Verzoeker, een juridisch adviseur, klaagde erover dat de politie Utrecht stelselmatig wettelijke termijnen overschrijdt bij de behandeling van verzoek-, bezwaar- en klachtprocedures die hij namens cliënten voerde.
De Nationale ombudsman stelde een onderzoek in aan de hand van drie verzoekschriften op grond van de Wet openbaarheid van bestuur (WOB), die in de periode van 2007 tot en met 2009 in eerste instantie door twee cliënten van verzoeker zelf waren ingediend en waarvan verzoeker de behandeling op enig moment had overgenomen.
In reactie op de klacht liet de korpsbeheerder weten dat hij de klacht gegrond achtte omdat in de verschillende fasen van die verzoekschriftprocedures de wettelijke termijnen waren overschreden. Hij gaf aan dat het probleem van onder andere de overschrijding van WOB-termijnen al langere tijd onderwerp van zorg was, niet alleen bij de politie Utrecht maar ook bij andere korpsen.

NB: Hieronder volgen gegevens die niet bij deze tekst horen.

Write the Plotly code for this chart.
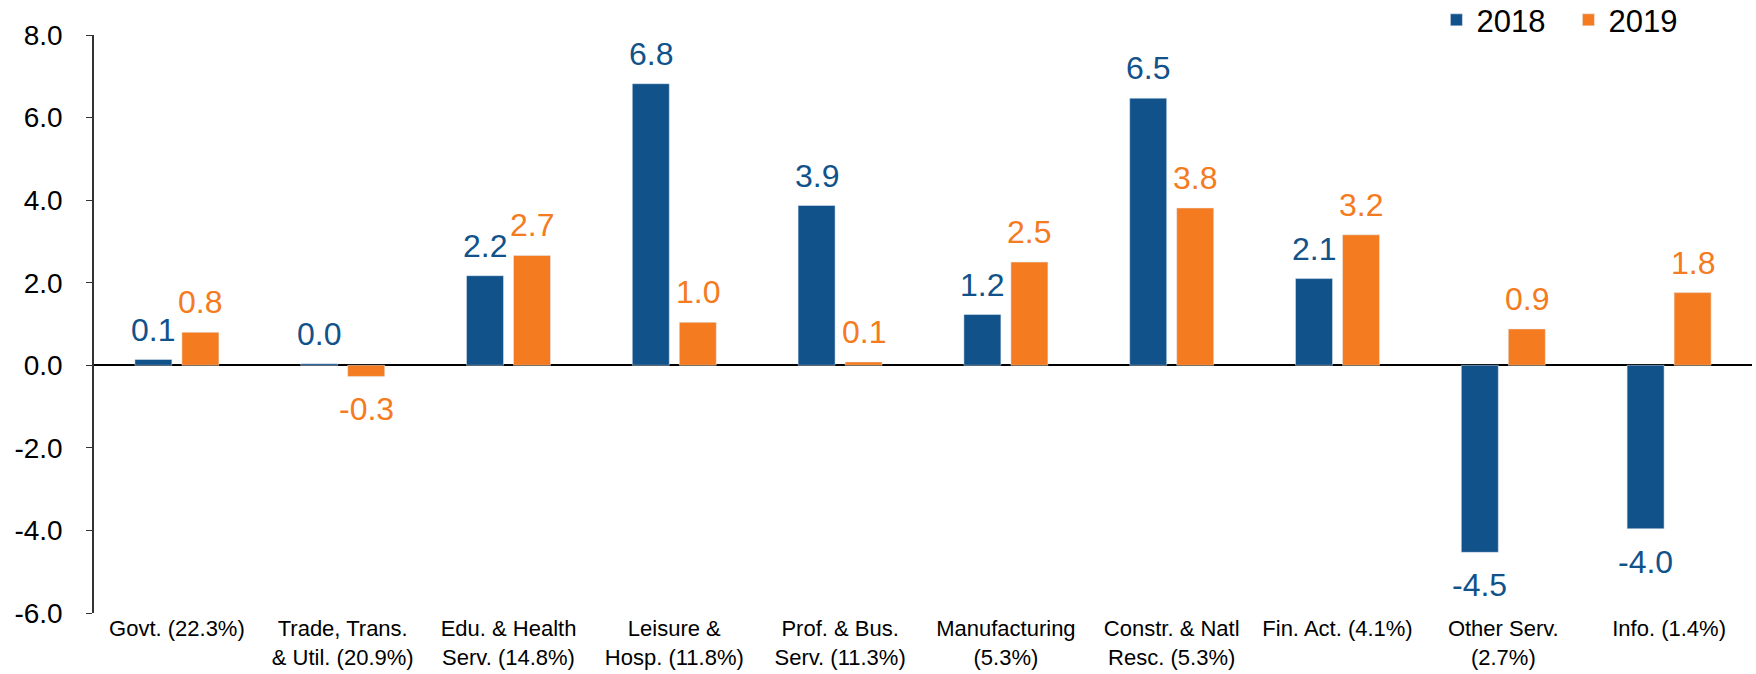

Hij stelde dat er inmiddels op regionaal en landelijk niveau overleg wordt gevoerd met de andere politiekorpsen om tot verbetering te komen. Bij die overleggen zijn ook instanties als het Ministerie van Binnenlandse Zaken en Koninkrijksrelaties, de Vereniging van Nederlandse Gemeenten betrokken. Daarnaast is bij Vts Politie Nederland, Nederlands Politie Instituut een landelijk WOB-coördinator aangesteld die zich bezig houdt met de coördinatie van landelijke WOB-verzoeken.
Intern overleg bij de politie Utrecht zelf en de verruiming van de WOB-termijnen heeft ertoe geleid dat WOB-verzoeken bij de politie Utrecht inmiddels sneller worden opgepakt en afgehandeld.
De Nationale ombudsman constateerde tijdens het onderzoek dat in verschillende fasen in de drie onderzochte WOB-verzoeken termijnen, soms ruimschoots, waren overschreden. Hij achtte de klacht daarom gegrond wegens schending van het vereiste van voortvarendheid. Gezien de maatregelen die sindsdien zowel door de politie Utrecht intern, alsook op landelijk niveau zijn getroffen, zag de Nationale ombudsman echter geen aanleiding meer tot het doen van een aanbeveling.